> _What is needed_
Copy out each line exactly; pictures stay out of the copy.

> _Dataset excerpt_
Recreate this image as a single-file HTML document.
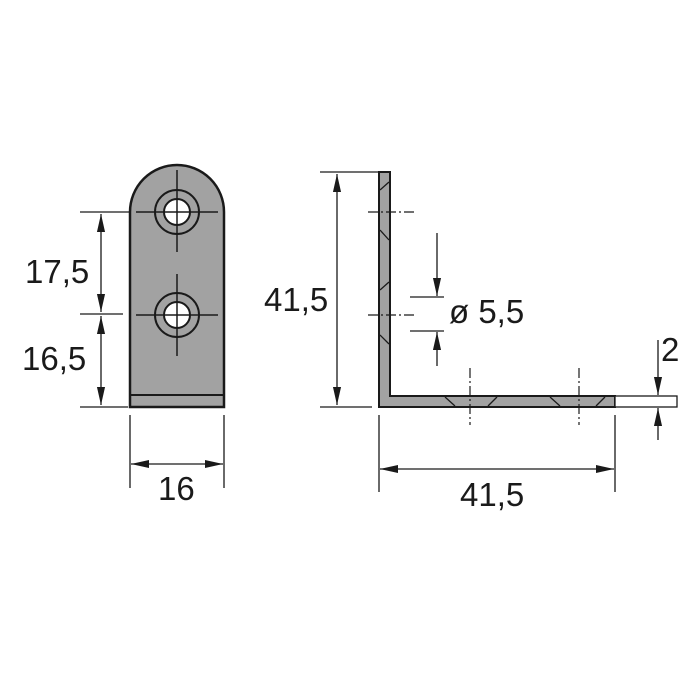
<!DOCTYPE html>
<html><head><style>html,body{margin:0;padding:0;background:#fff}svg{display:block}</style></head><body>
<svg width="700" height="700" viewBox="0 0 700 700" xmlns="http://www.w3.org/2000/svg">
<defs>
<marker id="a" viewBox="0 0 20 10" refX="20" refY="5" markerWidth="20" markerHeight="9" markerUnits="userSpaceOnUse" orient="auto-start-reverse"><path d="M0,0.5 L20,5 L0,9.5 z" fill="#1a1a1a"/></marker>
</defs>
<g stroke="#1a1a1a" fill="none" font-family="Liberation Sans, sans-serif">
<path d="M130,407 L130,212 A47,47 0 0 1 224,212 L224,407 Z" fill="#a2a2a2" stroke-width="2.5"/>
<line x1="130" y1="395" x2="224" y2="395" stroke-width="2"/>
<circle cx="177" cy="212" r="22" fill="#a2a2a2" stroke-width="2"/>
<circle cx="177" cy="212" r="13" fill="#fff" stroke-width="2"/>
<circle cx="177" cy="315" r="22" fill="#a2a2a2" stroke-width="2"/>
<circle cx="177" cy="315" r="13" fill="#fff" stroke-width="2"/>
<g stroke-width="1.5">
<line x1="177" y1="170" x2="177" y2="252"/><line x1="136" y1="212" x2="218" y2="212"/>
<line x1="177" y1="274" x2="177" y2="356"/><line x1="136" y1="315" x2="218" y2="315"/>
</g>
<g stroke-width="1.3">
<line x1="80" y1="212" x2="130" y2="212"/><line x1="80" y1="314" x2="123" y2="314"/><line x1="80" y1="407" x2="128" y2="407"/>
<line x1="101" y1="214" x2="101" y2="312" marker-start="url(#a)" marker-end="url(#a)"/>
<line x1="101" y1="316" x2="101" y2="405" marker-start="url(#a)" marker-end="url(#a)"/>
<line x1="130" y1="415" x2="130" y2="488"/><line x1="224" y1="415" x2="224" y2="488"/>
<line x1="131" y1="464" x2="223" y2="464" marker-start="url(#a)" marker-end="url(#a)"/>
</g>
<path d="M379,172 L390,172 L390,396 L615,396 L615,407 L379,407 Z" fill="#a2a2a2" stroke-width="2"/>
<rect x="615" y="396" width="62" height="11" fill="#fff" stroke-width="1.3"/>
<g stroke-width="1.3">
<line x1="380" y1="190" x2="389" y2="182"/><line x1="380" y1="230" x2="389" y2="240"/>
<line x1="380" y1="290" x2="389" y2="282"/><line x1="380" y1="335" x2="389" y2="344"/>
<line x1="445" y1="397" x2="455" y2="406"/><line x1="488" y1="406" x2="497" y2="397"/>
<line x1="550" y1="397" x2="560" y2="406"/><line x1="596" y1="406" x2="605" y2="397"/>
</g>
<g stroke-width="1.2" stroke-dasharray="10,3,2,3">
<line x1="368" y1="212" x2="416" y2="212"/><line x1="368" y1="315" x2="416" y2="315"/>
<line x1="470" y1="368" x2="470" y2="425"/><line x1="579" y1="368" x2="579" y2="425"/>
</g>
<g stroke-width="1.3">
<line x1="320" y1="172" x2="379" y2="172"/><line x1="320" y1="407" x2="372" y2="407"/>
<line x1="337" y1="174" x2="337" y2="405" marker-start="url(#a)" marker-end="url(#a)"/>
<line x1="410" y1="297" x2="444" y2="297"/><line x1="410" y1="331" x2="444" y2="331"/>
<line x1="437" y1="233" x2="437" y2="296" marker-end="url(#a)"/>
<line x1="437" y1="366" x2="437" y2="332" marker-end="url(#a)"/>
<line x1="658" y1="340" x2="658" y2="395" marker-end="url(#a)"/>
<line x1="658" y1="440" x2="658" y2="408" marker-end="url(#a)"/>
<line x1="379" y1="415" x2="379" y2="492"/><line x1="615" y1="415" x2="615" y2="492"/>
<line x1="380" y1="469" x2="614" y2="469" marker-start="url(#a)" marker-end="url(#a)"/>
</g>
<g fill="#1a1a1a" stroke="none" font-size="33">
<text x="25" y="283">17,5</text>
<text x="22" y="370">16,5</text>
<text x="158" y="500">16</text>
<text x="264" y="311">41,5</text>
<text x="449" y="323">ø 5,5</text>
<text x="661" y="361">2</text>
<text x="460" y="506">41,5</text>
</g>
</g>
</svg>
</body></html>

> _Written response_
Recreate this image as a single-file HTML document.
<!DOCTYPE html>
<html><head><style>html,body{margin:0;padding:0;background:#fff}svg{display:block}</style></head><body>
<svg width="700" height="700" viewBox="0 0 700 700" xmlns="http://www.w3.org/2000/svg">
<defs>
<marker id="a" viewBox="0 0 20 10" refX="20" refY="5" markerWidth="20" markerHeight="9" markerUnits="userSpaceOnUse" orient="auto-start-reverse"><path d="M0,0.5 L20,5 L0,9.5 z" fill="#1a1a1a"/></marker>
</defs>
<g stroke="#1a1a1a" fill="none" font-family="Liberation Sans, sans-serif">
<path d="M130,407 L130,212 A47,47 0 0 1 224,212 L224,407 Z" fill="#a2a2a2" stroke-width="2.5"/>
<line x1="130" y1="395" x2="224" y2="395" stroke-width="2"/>
<circle cx="177" cy="212" r="22" fill="#a2a2a2" stroke-width="2"/>
<circle cx="177" cy="212" r="13" fill="#fff" stroke-width="2"/>
<circle cx="177" cy="315" r="22" fill="#a2a2a2" stroke-width="2"/>
<circle cx="177" cy="315" r="13" fill="#fff" stroke-width="2"/>
<g stroke-width="1.5">
<line x1="177" y1="170" x2="177" y2="252"/><line x1="136" y1="212" x2="218" y2="212"/>
<line x1="177" y1="274" x2="177" y2="356"/><line x1="136" y1="315" x2="218" y2="315"/>
</g>
<g stroke-width="1.3">
<line x1="80" y1="212" x2="130" y2="212"/><line x1="80" y1="314" x2="123" y2="314"/><line x1="80" y1="407" x2="128" y2="407"/>
<line x1="101" y1="214" x2="101" y2="312" marker-start="url(#a)" marker-end="url(#a)"/>
<line x1="101" y1="316" x2="101" y2="405" marker-start="url(#a)" marker-end="url(#a)"/>
<line x1="130" y1="415" x2="130" y2="488"/><line x1="224" y1="415" x2="224" y2="488"/>
<line x1="131" y1="464" x2="223" y2="464" marker-start="url(#a)" marker-end="url(#a)"/>
</g>
<path d="M379,172 L390,172 L390,396 L615,396 L615,407 L379,407 Z" fill="#a2a2a2" stroke-width="2"/>
<rect x="615" y="396" width="62" height="11" fill="#fff" stroke-width="1.3"/>
<g stroke-width="1.3">
<line x1="380" y1="190" x2="389" y2="182"/><line x1="380" y1="230" x2="389" y2="240"/>
<line x1="380" y1="290" x2="389" y2="282"/><line x1="380" y1="335" x2="389" y2="344"/>
<line x1="445" y1="397" x2="455" y2="406"/><line x1="488" y1="406" x2="497" y2="397"/>
<line x1="550" y1="397" x2="560" y2="406"/><line x1="596" y1="406" x2="605" y2="397"/>
</g>
<g stroke-width="1.2" stroke-dasharray="10,3,2,3">
<line x1="368" y1="212" x2="416" y2="212"/><line x1="368" y1="315" x2="416" y2="315"/>
<line x1="470" y1="368" x2="470" y2="425"/><line x1="579" y1="368" x2="579" y2="425"/>
</g>
<g stroke-width="1.3">
<line x1="320" y1="172" x2="379" y2="172"/><line x1="320" y1="407" x2="372" y2="407"/>
<line x1="337" y1="174" x2="337" y2="405" marker-start="url(#a)" marker-end="url(#a)"/>
<line x1="410" y1="297" x2="444" y2="297"/><line x1="410" y1="331" x2="444" y2="331"/>
<line x1="437" y1="233" x2="437" y2="296" marker-end="url(#a)"/>
<line x1="437" y1="366" x2="437" y2="332" marker-end="url(#a)"/>
<line x1="658" y1="340" x2="658" y2="395" marker-end="url(#a)"/>
<line x1="658" y1="440" x2="658" y2="408" marker-end="url(#a)"/>
<line x1="379" y1="415" x2="379" y2="492"/><line x1="615" y1="415" x2="615" y2="492"/>
<line x1="380" y1="469" x2="614" y2="469" marker-start="url(#a)" marker-end="url(#a)"/>
</g>
<g fill="#1a1a1a" stroke="none" font-size="33">
<text x="25" y="283">17,5</text>
<text x="22" y="370">16,5</text>
<text x="158" y="500">16</text>
<text x="264" y="311">41,5</text>
<text x="449" y="323">ø 5,5</text>
<text x="661" y="361">2</text>
<text x="460" y="506">41,5</text>
</g>
</g>
</svg>
</body></html>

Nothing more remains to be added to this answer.